The Maldivian Democratic Party (MDP) did not respect separation of powers during its three years in government, President Abdulla Yameen has said, urging voters to consider the track record of former President Mohamed Nasheed’s administration before choosing parliamentary candidates.
Speaking at the Progressive Coalition’s parliamentary campaign launching rally on Thursday night, President Yameen strongly criticised the opposition party’s campaign slogan – “Vote for the scale [of justice] for separation of powers” – contending that an MDP-controlled parliament would exert undue influence on other state institutions.
“Our rival opposition party is saying that they are coming to the People’s Majlis to separate powers. No doubt separation of powers is important in modern democratic systems. Separation of powers is a basis we all believe. But let us consider how responsibly and the extent to which powers were separated during the three years of the MDP government,” he said.
“We have to learn from past experience and they have shown very well, in much detail, during their three years how they want to separate powers in the future.”
The state of affairs that prevailed in the country at the end of the MDP’s three years in government should not have been what it was if the party had ruled democratically, Yameen argued.
Yameen said he “could not believe” that national debt could rise from MVR5 billion (US$324 million) to over MVR30 billion (US$1,195 million) during a democratic government.
MDP in office
President Yameen claimed that the MDP government attempted to merge the three powers of state during its time in office.
Yameen referred to the military’s controversial detention of Criminal Court Chief Judge Abdulla Mohamed in January 2012, which he contended was prompted by “verdicts or punishments not being delivered the way the president wanted.”
Moreover, the arrest of two opposition MPs in June 2010 “showed the extent to which political space was offered” to members of the People’s Majlis, Yameen said.
Following the en masse resignation of Nasheed’s cabinet on June 29, police arrested then-MP Yameen and MP Gasim Ibrahim over allegations of bribery and treason.

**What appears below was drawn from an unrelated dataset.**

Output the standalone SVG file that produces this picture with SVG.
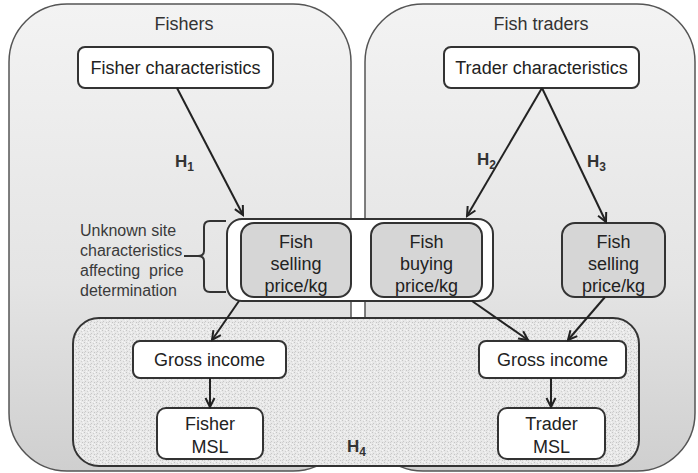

Both MPs were subsequently released by Judge Abdulla.
Yameen also referred to the delayed appointment of the Anti-Corruption Commission’s (ACC) President Hassan Luthfy, who was eventually sworn in 24 months after parliament approved him for the post.
After President Nasheed recalled Luthfy’s name and proposed a substitute nominee in late 2009, parliament rejected the substitute and approved Luthfy to the commission.
The President’s Office delayed swearing-in the new commissioner as it sought a Supreme Court ruling. Yameen alleged that the appointment was held up to prevent the ACC from functioning.
MDP MPs have not shown “even a small example of separating powers,” Yameen continued, accusing opposition MPs of obstructing the government and blocking development projects.
“Dark clouds” on horizon, warns vice president
Yameen also accused the opposition party of refusing to cooperate with the government on confirming the appointment of a new prosecutor general.
“So I have to say that it might be that they are obstructing [the appointment] because there are cases involving [opposition MPs]. This is why I am saying they are not trying to separate powers. What we are seeing is the merging of powers,” he said.
In his speech at the rally, Vice President Dr Mohamed Jameel Ahmed contended that MDP MPs contesting the upcoming parliamentary elections endorsed former President Nasheed’s alleged “inhumane activities” and “insults” to Islam and the Prophet Mohamed (pbuh).
Voting or campaigning for such MPs was “without a doubt aiding and abetting sin and strife,” he said.
Repeatedly urging voters to consider the MDP’s track record before voting on March 22, Dr Jameel called on the public to vote for coalition candidates to empower citizens, defend the constitution and protect Islam.
Reiterating a central theme from last year’s presidential campaign, Dr Jameel insisted that the MDP would pursue an agenda to eradicate Islam from the Maldives.
The vice president also said he could see “dark clouds gathering” on the horizon, warning of arson in the capital Malé and judges “tied with rope and dragged through the streets.”
Former President Maumoon Abdul Gayoom – figurehead and leader of the ruling Progressive Party of Maldives – meanwhile praised the candidates fielded by the PPM and its coalition partners Jumhooree Party and the Maldives Development Alliance.
Gayoom stressed that the Progressive Coalition must “work together” in the parliamentary campaign to secure a majority in the People’s Majlis, adding that government supporters contesting as independents would split the vote and benefit the MDP.
“Our three parties are working together as one party. We are working towards one objective. So there is no doubt that candidates contesting from our parties will have the full support of the other two parties,” said Gayoom.
“That is why I am saying that the foundation of the efforts we are commencing is working together, helping one another, and cooperating with each other.”